Das Credo von GM Morey ist bestens bekannt. Der Meister der Zahlen ist stets auf der Suche nach einem Move, um - im Idealfall - eine Big Three zu bilden. Schon nach dem Aus in den Playoffs kündigte Morey an, dass er mehr als nur ein Ass im Ärmel habe. Der Trade für Chris Paul war ein Geniestreich, kaum erwartet, aber auch ein großes Risiko, da Pauls Vertrag nächsten Sommer ausläuft. Es ist nicht klar, ob CP3 den Super-Max will, also eine Verlängerung a la Harden, allerdings war er es, der den Tarif als Gewerkschaftsführer der Spieler durchdrückte.

Die Rockets nehmen dies aber in Kauf. Während spekuliert wurde, ob es nicht klüger wäre, die Dynastie der Warriors auszusitzen, schalteten die Texaner in den Angriffsmodus.
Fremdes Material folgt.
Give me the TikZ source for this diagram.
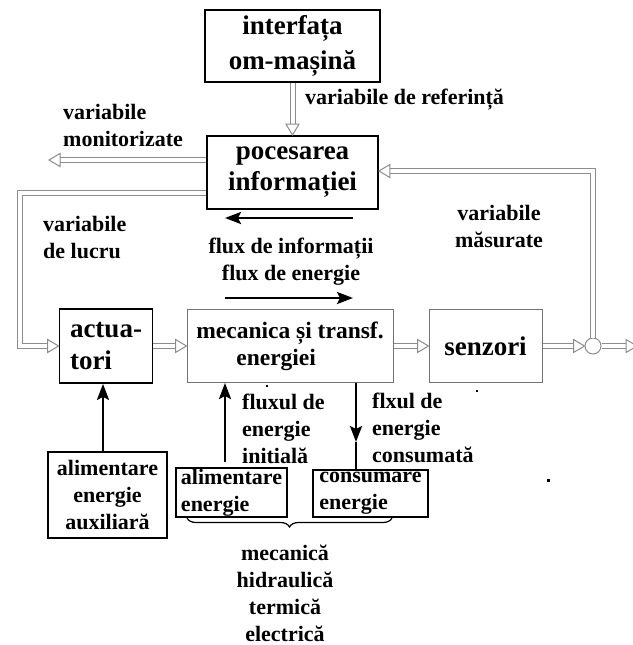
\documentclass[tikz,border=0pt]{standalone}
\usepackage{fontspec}
\setmainfont{Liberation Serif}
\usetikzlibrary{arrows.meta,decorations.pathreplacing,calc}
\begin{document}
\begin{tikzpicture}[x=1pt,y=-1pt,
  txt/.style={font=\fontsize{22}{27}\selectfont\bfseries, inner sep=0pt},
  bigtxt/.style={font=\fontsize{27}{33}\selectfont\bfseries, inner sep=0pt},
  blkbox/.style={draw=black, line width=1.8pt, inner sep=0pt},
  thinbox/.style={draw=black, line width=1.3pt, inner sep=0pt},
  graybox/.style={draw=black!55, line width=1pt, inner sep=0pt},
  dbl/.style={draw=black!45, line width=1pt, double=white, double distance=4pt, shorten >=10pt},
  flow/.style={line width=2.4pt, -{Stealth[length=16pt,width=12pt,inset=3pt]}},
  hhead/.pic={\draw[draw=black!45, fill=white, line width=1pt, line join=miter]
     (0,0) -- (-11,-6.5) -- (-11,6.5) -- cycle;}
]
\useasboundingbox (0,0) rectangle (632,645);

% ---- blocks ----
\node[blkbox, align=center, minimum width=175pt, minimum height=72pt, inner sep=0pt,
      font=\fontsize{27}{35}\selectfont\bfseries] (ihm) at (292.5,46) {interfața\\om-mașină};
\node[blkbox, align=center, minimum width=171pt, minimum height=73pt, inner sep=0pt,
      font=\fontsize{27}{31}\selectfont\bfseries] (proc) at (292.5,172.5) {pocesarea\\informației};
\node[blkbox, align=left, minimum width=93pt, minimum height=74pt, inner sep=0pt,
      font=\fontsize{27}{32}\selectfont\bfseries] (act) at (106,346) {actua-\\tori};
\node[graybox, txt, align=left, minimum width=206pt, minimum height=73pt,
      font=\fontsize{23.5}{27}\selectfont\bfseries] (mec) at (290,346)
      {mecanica și transf.\\\hspace*{40pt}energiei};
\node[graybox, bigtxt, minimum width=113pt, minimum height=73pt] (senz) at (485.5,346) {senzori};
\node[draw=black!45, line width=1pt, circle, minimum size=16pt, inner sep=0pt] (sum) at (593,346) {};

\node[thinbox, txt, align=center, minimum width=119pt, minimum height=86pt] (aux) at (107.5,495)
      {alimentare\\energie\\auxiliară};
\node[thinbox, txt, align=left, minimum width=111pt, minimum height=49pt] (alim) at (231.5,492.5)
      {alimentare\\energie};
\node[thinbox, txt, align=left, minimum width=115pt, minimum height=47pt] (cons) at (370.5,493.5)
      {consumare\\energie};

% ---- labels ----
\node[txt, anchor=west] (lref) at (305,100) {variabile de referință};
\node[txt, align=left, anchor=west] (lmon) at (63,125.5) {variabile\\monitorizate};
\node[txt, align=left, anchor=west] (lluc) at (43,237.5) {variabile\\de lucru};
\node[txt, align=center] (lflux) at (291,262) {flux de informații\\flux de energie};
\node[txt, align=center] (lmas) at (499,226.5) {variabile\\măsurate};
\node[txt, align=left, anchor=west] (lini) at (242,429) {fluxul de\\energie\\initială};
\node[txt, align=left, anchor=west] (lcon) at (372,428) {flxul de\\energie\\consumată};
\node[txt, align=center] (lkind) at (285,593) {mecanică\\hidraulică\\termică\\electrică};

% ---- signal lines (double) ----
\coordinate (mon) at (49,160);
\coordinate (lc) at (19.5,193);
\coordinate (fbrow) at (0,171);
\coordinate (out) at (637,346);

\draw[dbl] (ihm.south) -- (proc.north);
\path (proc.north) pic[rotate=-90]{hhead};

\draw[dbl] (proc.west |- mon) -- (mon);
\path (mon) pic[rotate=180]{hhead};

\draw[dbl] (proc.west |- lc) -- (lc) |- (act.west);
\path (act.west) pic{hhead};

\draw[dbl] (act.east) -- (mec.west);
\path (mec.west) pic{hhead};

\draw[dbl] (mec.east) -- (senz.west);
\path (senz.west) pic{hhead};

\draw[dbl] (senz.east) -- (sum.west);
\path (sum.west) pic{hhead};

\draw[dbl] (sum.east) -- (out);
\path (out) pic{hhead};

\draw[dbl] (sum.north) |- (proc.east |- fbrow);
\path (proc.east |- fbrow) pic[rotate=180]{hhead};

% ---- flow arrows (solid) ----
\coordinate (infoA) at (353,218);
\coordinate (infoB) at (225,218);
\coordinate (enA) at (225,298);
\coordinate (enB) at (353,298);
\draw[flow] (infoA) -- (infoB);
\draw[flow] (enA) -- (enB);

\coordinate (auxx) at (103,0);
\draw[flow] (auxx |- aux.north) -- (auxx |- act.south);

\coordinate (ini) at (225,462);
\draw[flow] (ini) -- (ini |- mec.south);

\coordinate (cmid) at (356,442);
\draw[flow] (cmid |- mec.south) -- (cmid);
\draw[line width=2.4pt] (cmid) -- (cmid |- cons.north);

% ---- brace under the energy boxes ----
\coordinate (brL) at (187,518);
\coordinate (brR) at (392,518);
\draw[decorate, decoration={brace, amplitude=9pt, mirror}, line width=1.2pt] (brL) -- (brR);

% ---- stray dots ----
\fill (547,479) rectangle ++(3,3);
\fill (476,390) rectangle ++(2,2);
\fill (266,385) rectangle ++(2,2);
\end{tikzpicture}
\end{document}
Das aggressive (und erfolglose) Werben um Melo oder Iggy unterstrich dies noch einmal.

Mit Harden haben die Rockets mit oder ohne Paul einen echten Superstar langfristig gebunden, weswegen Houston aller Voraussicht nach über Jahre um die Spitze im Westen spielen wird. Die kommende Saison ist ein Experiment, doch Morey und Co. gehen dieses mit gutem Gewissen ein.

Die Schwachstellen der Houston Rockets

Bereits letzte Saison zeigte sich, dass die Rockets nicht besonders tief sind. Coach Mike D'Antoni ließ in den Playoffs oft nur acht Spieler von der Leine. Offensiv war die Truppe zu abhängig von Harden und dem Distanzwurf. Mit der Paul-Verpflichtung wurde zumindest dies ausgemerzt, am dünnen Kader hat sich nichts geändert.

Spannend wird auch zu sehen sein, wie die Combo Paul-Harden funktionieren wird. Gerade CP3 eilt der Ruf voraus, dass er nicht immer der pflegeleichteste Mitspieler ist. Auch das Fehlen von Patrick Beverley könnte sich bemerkbar machen. Der Kettenhund bearbeitete Spiel für Spiel die hochklassigen Guards im Westen. Diese Aufgabe muss nun Paul übernehmen.

Dass er dies kann, ist unbestritten, schließlich war er gleich siebenmal im First All-Defensive-Team. Allerdings ist CP3 nun auch schon 32 Jahre alt, womit auch gewisse Zweifel bestehen, ob er defensiv dieses konstante Level wie Beverley über eine Saison abrufen kann und will.

Der Hoffnungsträger der Houston Rockets

In diesem Fall dürfen wir zwei Personalien in eine fassen, den Backcourt. Mike D'Antoni hat nun den Luxus 48 Minuten lang einen Spielmacher der Extraklasse auf dem Court zu haben, wenn er die Minuten des Barts und Pauls vernünftig staffelt.

Harden wird weniger Minuten gehen müssen und kann endlich auch ein wenig Verantwortung abtreten. In den Playoffs war zu sehen, dass der Tank gegen die San Antonio Spurs völlig leer war.

Motiviert werden beide Akteure sein. Chris Paul haftet der Makel an, als einer der besten Point Guards der Geschichte, noch nicht einmal ein Conference Final erreicht zu haben, während Hardens Leistungen in den Playoffs immer wieder einbrachen. Die Hoffnung besteht, dass sie im Verbund diese Schatten beseitigen können.

Das Fazit

Es ist ein wenig kurios. Durch die Blockbuster-Trades von Boston und Oklahoma City ging die Offseason der Rockets beinahe ein wenig unter, auch weil sie die Liga bereits früh vor vollendete Tatsachen stellte. Dabei wären die Texaner fast jeden anderen Sommer der absolute Gewinner gewesen.

Doch auch so fällt die Bewertung durchweg positiv aus. Das Experiment mit Chris Paul mag gewagt sein, doch der Ertrag könnte umso größer sein. Neben CP3 tätigten die Rockets einige kleine Deals, die zwar unter dem Radar flogen, aber definitiv der Franchise helfen. Mbah a Moute, Nene, Black oder Tucker sind alles exzellente Rollenspieler, die Houston trotz der Gefahr der Luxussteuer im Kader begrüßen konnte.

Zwar gelang der Melo-Coup nicht, doch Houston wird Champion Golden State sicherlich ein wenig kitzeln, auch wenn die Warriors mit Sicherheit immer noch das beste Team stellen. Der Liga kann das Aufrüsten nur gut tun. Die Rockets glauben an ihre Chance und sie haben auch das Recht dazu.